With the growth of industry in the east of West Dunbartonshire, in areas such as Clydebank and Dalmuir, led to the railway becoming a necessity to transport goods and people from one area to another. The Glasgow, Yoker and Clydebank Railway, authorised in 1878, connected with the Glasgow railway network at Whiteinch and carried on to Clydebank and Dalmuir. The line allowed staff from the J. and G. Thomson Shipyard to travel from their homes in Govan, the previous site of the shipyard, to Clydebank via the Stobcross Ferry and the new rail network.

The final large rail investment in the area of the 19th Century was the Lanarkshire and Dunbartonshire Railway, authorised in 1891 and opened in stages between 1894 and 1896, connecting Glasgow, at Possil Junction, to the Caledonian and Dunbartonshire Junction Railway at Dumbarton Central Station.

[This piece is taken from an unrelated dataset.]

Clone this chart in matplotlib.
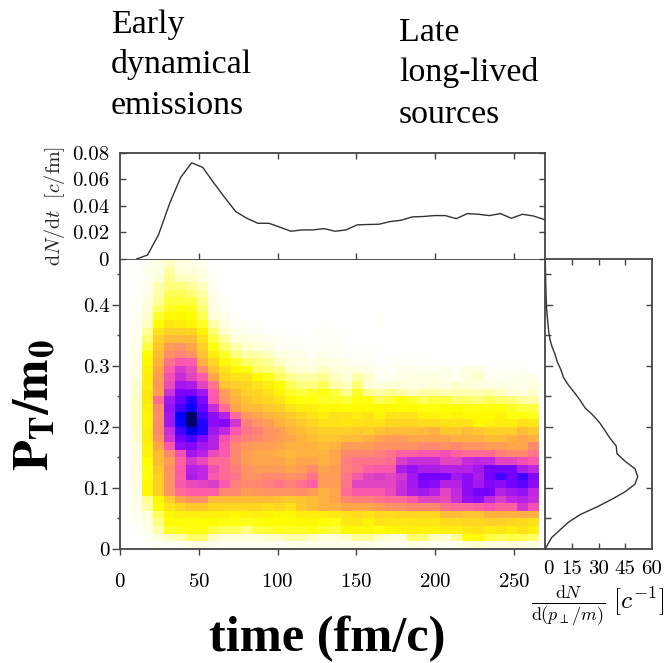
import matplotlib
matplotlib.use("Agg")
import matplotlib.pyplot as plt
from matplotlib.colors import LinearSegmentedColormap
import numpy as np

W, H = 670, 663
DARK = "#444444"
SERIF = "Liberation Serif"

# time bins (fm/c) and pt/m bins of the 2d histogram
time_edges = [i * 7 for i in range(39)]
pt_edges = [j * 0.0125 for j in range(39)]

# colour level of each cell, bottom row first
density = [
    [0, 0,0,2,3,3,5,6,4,3,3,3,3,3,3,4, 4,4, 4,4,4,5,5,4,3,3,5,5,3,3,4,8,9,8,6,7,7,6],
    [0, 0,2,6,10,12,17,17,10,8,8,8,8,9,10,12, 12,10, 8,8,10,14,13,10,8,8,17,16,10,9,13,25,26,20,18,20,19,17],
    [0, 1,4,12,22,23,24,24,20,18,18,15,20,21,23,22, 22,24, 22,20,26,26,26,24,26,27,28,27,27,28,28,29,30,28,29,28,30,28],
    [0, 2,6,15,25,25,24,25,25,24,24,23,24,25,25,25, 26,26, 25,24,29,29,27,30,29,29,29,30,29,31,31,32,32,33,33,32,31,30],
    [0, 3,8,18,26,28,28,28,28,27,26,27,28,27,26,26, 28,28, 28,29,30,31,30,32,31,32,32,32,32,36,36,35,35,38,38,38,39,38],
    [0, 4,12,25,30,32,34,34,32,32,32,32,32,31,32,30, 34,36, 38,38,40,40,40,42,44,44,46,46,46,50,52,52,54,57,54,54,66,58],
    [0, 5,14,26,33,40,44,44,36,36,36,36,36,36,35,34, 35,36, 38,40,46,48,48,50,52,52,56,62,62,60,68,78,80,70,64,70,72,68],
    [0, 6,26,33,44,52,55,55,55,46,46,42,43,44,44,44, 45,42, 38,40,52,56,56,56,60,68,74,76,72,62,70,80,84,84,72,76,78,70],
    [0, 7,26,33,44,56,60,62,64,56,48,46,46,48,50,47, 50,54, 42,42,50,62,62,62,62,68,76,82,80,72,72,80,76,82,80,84,86,80],
    [0, 7,24,33,44,55,74,70,56,52,50,44,44,46,46,44, 45,50, 42,42,50,56,62,64,62,66,76,84,84,84,76,80,74,84,88,84,88,82],
    [0, 7,24,34,44,56,72,70,58,52,48,44,42,42,42,40, 42,45, 40,42,48,50,54,56,56,74,78,74,74,72,72,72,76,84,84,84,74,70],
    [0, 8,25,36,42,54,66,60,52,52,46,42,40,40,40,38, 40,40, 38,40,48,50,50,50,52,64,68,68,68,62,62,68,70,70,62,62,58,56],
    [0, 8,27,36,46,58,76,72,60,56,46,42,40,40,38,37, 38,38, 38,40,46,46,46,48,50,54,54,56,56,58,54,52,52,52,48,46,46,50],
    [0, 8,27,40,56,80,82,76,72,56,46,43,42,42,40,38, 38,38, 36,38,42,42,42,44,44,44,44,46,46,44,46,44,44,42,42,40,40,46],
    [0, 9,28,44,66,84,88,82,72,58,50,48,46,44,42,40, 38,36, 34,35,36,36,38,40,42,42,40,40,40,40,38,38,38,36,36,38,40,38],
    [0, 9,28,46,68,88,94,90,76,70,56,50,48,44,42,38, 36,34, 33,33,33,34,33,35,36,36,36,37,38,34,34,36,35,33,33,33,36,34],
    [0, 10,27,46,76,92,100,90,80,82,66,48,44,42,38,36, 34,32, 30,30,29,30,30,30,32,32,32,31,31,30,30,30,26,27,28,28,30,29],
    [0, 10,27,45,76,93,100,88,80,72,52,43,40,38,36,34, 32,30, 28,30,30,28,30,27,30,30,30,27,27,26,27,26,26,25,27,24,24,23],
    [0, 10,28,46,78,88,92,85,68,52,40,37,36,34,33,30, 28,28, 26,26,25,26,26,26,26,25,26,24,24,25,25,24,24,24,24,22,20,20],
    [0, 10,29,52,76,85,90,82,56,44,38,35,33,32,30,26, 24,24, 22,22,21,24,24,18,21,24,22,18,20,20,17,17,16,18,17,16,13,12],
    [0, 9,29,42,67,83,83,76,55,42,36,33,32,30,27,22, 20,22, 24,20,14,22,14,12,14,12,10,12,12,11,11,11,11,12,10,8,7,9],
    [0, 9,28,43,60,76,74,62,50,35,33,32,30,28,25,18, 15,15, 18,12,10,16,8,6,8,8,6,7,8,7,9,8,7,5,6,5,4,6],
    [0, 8,28,42,58,68,62,55,40,32,30,30,26,23,18,14, 12,12, 14,10,8,12,9,3,3,5,6,6,6,5,3,7,9,3,3,4,4,4],
    [0, 7,27,40,55,65,60,45,35,30,26,24,17,16,14,9, 8,8, 10,8,6,6,5,2,2,4,4,4,3,4,2,6,6,2,2,2,2,0],
    [0, 7,26,38,50,56,55,38,32,26,22,17,15,13,10,8, 6,5, 7,5,4,3,3,1,1,2,2,2,1,1,1,1,1,1,1,1,1,0],
    [0, 6,25,36,45,47,44,35,28,22,15,12,12,10,6,5, 5,3, 5,3,2,2,2,1,0,0,1,1,1,1,1,0,0,0,0,0,0,0],
    [0, 5,20,34,42,44,40,33,24,17,12,9,8,7,3,2, 2,2, 3,3,2,1,1,1,1,0,0,0,0,0,0,0,0,0,0,0,0,0],
    [0, 4,16,33,37,37,36,30,20,13,8,6,5,4,2,2, 2,1, 2,2,1,1,1,1,1,0,0,0,0,0,0,0,0,0,0,0,0,0],
    [0, 4,13,30,33,33,32,27,16,9,4,3,2,1,1,0, 0,0, 2,1,1,0,0,1,1,0,0,0,0,0,0,0,0,0,0,0,0,0],
    [0, 3,10,25,29,28,27,22,12,6,2,2,1,0,0,0, 0,0, 1,0,0,0,0,1,1,0,0,0,0,0,0,0,0,0,0,0,0,0],
    [0, 3,9,22,26,26,25,18,8,4,1,0,0,0,0,0, 0,0, 0,0,0,0,0,1,1,0,0,0,0,0,0,0,0,0,0,0,0,0],
    [0, 2,8,17,22,24,23,16,6,3,0,0,0,0,0,0, 0,0, 0,0,0,0,0,0,0,0,0,0,0,0,0,0,0,0,0,0,0,0],
    [0, 2,7,13,20,20,20,14,5,2,0,0,0,0,0,0, 0,0, 0,0,0,0,0,0,0,0,0,0,0,0,0,0,0,0,0,0,0,0],
    [0, 1,5,12,18,18,16,12,4,1,0,0,0,0,0,0, 0,0, 0,0,0,0,0,0,0,0,0,0,0,0,0,0,0,0,0,0,0,0],
    [0, 1,4,11,15,15,13,10,3,0,0,0,0,0,0,0, 0,0, 0,0,0,0,0,0,0,0,0,0,0,0,0,0,0,0,0,0,0,0],
    [0, 0,3,8,14,10,10,6,2,0,0,0,0,0,0,0, 0,0, 0,0,0,0,0,0,0,0,0,0,0,0,0,0,0,0,0,0,0,0],
    [0, 0,4,6,12,8,8,5,1,0,0,0,0,0,0,0, 0,0, 0,0,0,0,0,0,0,0,0,0,0,0,0,0,0,0,0,0,0,0],
    [0, 0,3,5,10,6,5,3,0,0,0,0,0,0,0,0, 0,0, 0,0,0,0,0,0,0,0,0,0,0,0,0,0,0,0,0,0,0,0],
]

# top projection
time_points = [10.5, 17.5, 24.5, 31.5, 38.5, 45.5, 52.5, 59.5, 66.5, 73.5, 80.5, 87.5, 94.5,
               101.5, 108.5, 115.5, 122.5, 129.5, 136.5, 143.5, 150.5, 157.5, 164.5, 171.5,
               178.5, 185.5, 192.5, 199.5, 206.5, 213.5, 220.5, 227.5, 234.5, 241.5, 248.5,
               255.5, 262.5, 269.5]
dn_dt = [0, .003, .0184, .0418, .0614, .0725, .069, .0574, .0463, .0357, .0307, .0269, .0269,
         .024, .0209, .0219, .0219, .0229, .0209, .0219, .0257, .026, .0262, .0282,
         .0292, .0317, .032, .0327, .0327, .0304, .0342, .0337, .0327, .0342, .0307,
         .0337, .0324, .0296]

# right projection
pt_points = [0, .00625, .01875, .03125, .04375, .05625, .06875, .08125, .09375, .10625, .11875,
             .13125, .14375, .15625, .16875, .18125, .19375, .20625, .21875, .23125, .24375,
             .25625, .26875, .28125, .29375, .30625, .31875, .33125, .34375, .35625, .36875,
             .38125, .39375, .40625, .41875, .43125, .44375, .45625, .475]
dn_dpt = [0, 1.1, 3.6, 8.3, 13, 19.6, 29, 37.4, 45, 50.6, 52.1, 50.6, 45, 40.4, 40, 36.5, 33.7,
          30.8, 27, 22.4, 19.6, 16.4, 13, 10.2, 8.8, 6.8, 5.5, 3.8, 2.6, 1.9, 1.5, 1.1, .75,
          .55, .4, .3, .2, .1, 0]

time_ticks = [0, 50, 100, 150, 200, 250]
pt_major = [0, 0.1, 0.2, 0.3, 0.4]
pt_labels = ["0", "0.1", "0.2", "0.3", "0.4"]
pt_minor = [0.05, 0.15, 0.25, 0.35, 0.45]
dndt_ticks = [0, 0.02, 0.04, 0.06, 0.08]
dndt_labels = ["0", "0.02", "0.04", "0.06", "0.08"]
dnpt_ticks = [0, 15, 30, 45, 60]

cmap = LinearSegmentedColormap.from_list("heat", [
    (0.00, "#ffffff"), (0.08, "#ffffd8"), (0.25, "#ffff00"), (0.40, "#ffa64a"),
    (0.55, "#ff5ca8"), (0.70, "#c028e0"), (0.84, "#7a00ff"), (0.93, "#0000ff"),
    (1.00, "#00006a"),
])


def axes_px(left, top, right, bottom):
    return fig.add_axes([left / W, 1 - bottom / H, (right - left) / W, (bottom - top) / H])


def style(ax):
    for s in ax.spines.values():
        s.set_color(DARK)
        s.set_linewidth(1.3)
    ax.tick_params(colors=DARK, labelcolor="black", labelsize=15, width=1, length=5)
    ax.tick_params(which="minor", colors=DARK, width=1, length=3)


plt.rcParams["font.family"] = ["cmr10", "DejaVu Sans"]
plt.rcParams["axes.formatter.use_mathtext"] = True
plt.rcParams["mathtext.fontset"] = "cm"

fig = plt.figure(figsize=(W / 100, H / 100), dpi=100)

# main histogram
ax = axes_px(120, 259, 545.3, 549)
ax.pcolormesh(time_edges, pt_edges, np.array(density), cmap=cmap, vmin=0, vmax=100)
ax.set_xlim(0, 270)
ax.set_ylim(0, 0.475)
style(ax)
ax.set_xticks(time_ticks)
ax.set_yticks(pt_major, pt_labels)
ax.set_yticks(pt_minor, minor=True)
ax.tick_params(axis="x", length=4.3, pad=13)
ax.tick_params(axis="y", length=5.7, pad=1.5)
ax.tick_params(axis="y", which="minor", length=2.4)
ax.spines["right"].set_visible(False)

# top projection
top = axes_px(120, 152.8, 545.3, 259)
top.plot(time_points, dn_dt, color="#333333", lw=1.0, clip_on=True)
top.set_xlim(0, 270)
top.set_ylim(0, 0.08)
style(top)
top.set_xticks(time_ticks[1:], [])
top.set_yticks(dndt_ticks, dndt_labels)
top.tick_params(axis="both", direction="in", top=True, right=True, length=4)
top.tick_params(axis="y", pad=8)
top.spines["bottom"].set_visible(False)
top.set_ylabel(r"$\mathrm{d}N/\mathrm{d}t\ \ [c/\mathrm{fm}]$", fontsize=14.5, labelpad=3, color="#222222")

# right projection
right = axes_px(545.3, 259, 651.7, 549)
right.plot(dn_dpt, pt_points, color="#333333", lw=1.0)
right.set_xlim(0, 60)
right.set_ylim(0, 0.475)
style(right)
right.set_xticks(dnpt_ticks[1:-1], [])
right.set_yticks(pt_major[1:], [])
right.set_yticks(pt_minor, minor=True)
right.tick_params(axis="both", direction="in", top=True, right=True, left=False, length=4.5)
right.tick_params(axis="y", which="minor", direction="in", left=True, right=False, length=4.5)
for v in dnpt_ticks:
    fig.text((545.3 + v * (651.7 - 545.3) / 60 + (3 if v == 0 else 0)) / W, 1 - 569 / H, str(v),
             fontsize=15, ha="center", va="center")
for p in pt_major[1:]:
    right.plot([0, 3.5], [p, p], color=DARK, lw=1)
fig.text(598 / W, 1 - 606 / H, r"$\frac{\mathrm{d}N}{\mathrm{d}(p_\perp/m)}\ [c^{-1}]$",
         fontsize=18.5, ha="center", va="center")

# big labels pasted on the figure
fig.text(327.5 / W, 1 - 639 / H, "time (fm/c)", family=SERIF, weight="bold", fontsize=36.3,
         ha="center", va="center")
fig.text(36 / W, 1 - 405 / H, r"$\mathbf{P_T/m_0}$", math_fontfamily="stix", fontsize=36,
         rotation=90, ha="center", va="center")

for x, y, s in [(111, 25, "Early"), (111, 65, "dynamical"), (111, 106, "emissions"),
                (399, 33, "Late"), (399, 73, "long-lived"), (399, 115, "sources")]:
    fig.text(x / W, 1 - y / H, s, family=SERIF, fontsize=24.4, ha="left", va="center")

fig.savefig("out.png", dpi=100)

This line crossed West Dunbartonshire through Clydebank, with the picturesque Clydebank Riverside Station, and Bowling, leading to this small village having two railway stations, and allowing travellers to advance to Helensburgh, Loch Lomond and the new West Highland Line.

Decline

The 20th century was not kind to the railways of West Dunbartonshire. In 1934, years before the Beeching Cuts, the Balloch to Stirling line was closed to passenger traffic, with the freight gradually being withdrawn from the route in stages up to 1965. With an increase in road transport and the decline in industry in the area the need for such a comprehensive rail infrastructure diminished. Further closures of stations followed, with the loss of Clydebank Riverside, Kilbowie, Dalmuir Riverside, the original Old Kilpatrick Station and one of Bowling's stations, with parts of the various tracks throughout the area being removed or simply left. The decline in Steamer traffic in Loch Lomond led to the closure of Balloch Pier Station, with Balloch Central later being replaced by the present Balloch Station. Today many disused rail routes remain visible on the landscape with some being used as cycle tracks and others remaining as a reminder of railways long gone, such as the Lanarkshire and Dunbartonshire Railway Bridge which crosses Dumbarton Road, Clydebank. Disused rail tracks can also be seen in Dumbarton, Old Kilpatrick and Cable Depot Road, Clydebank, a section of a line which was used to enter John Brown's Shipyard.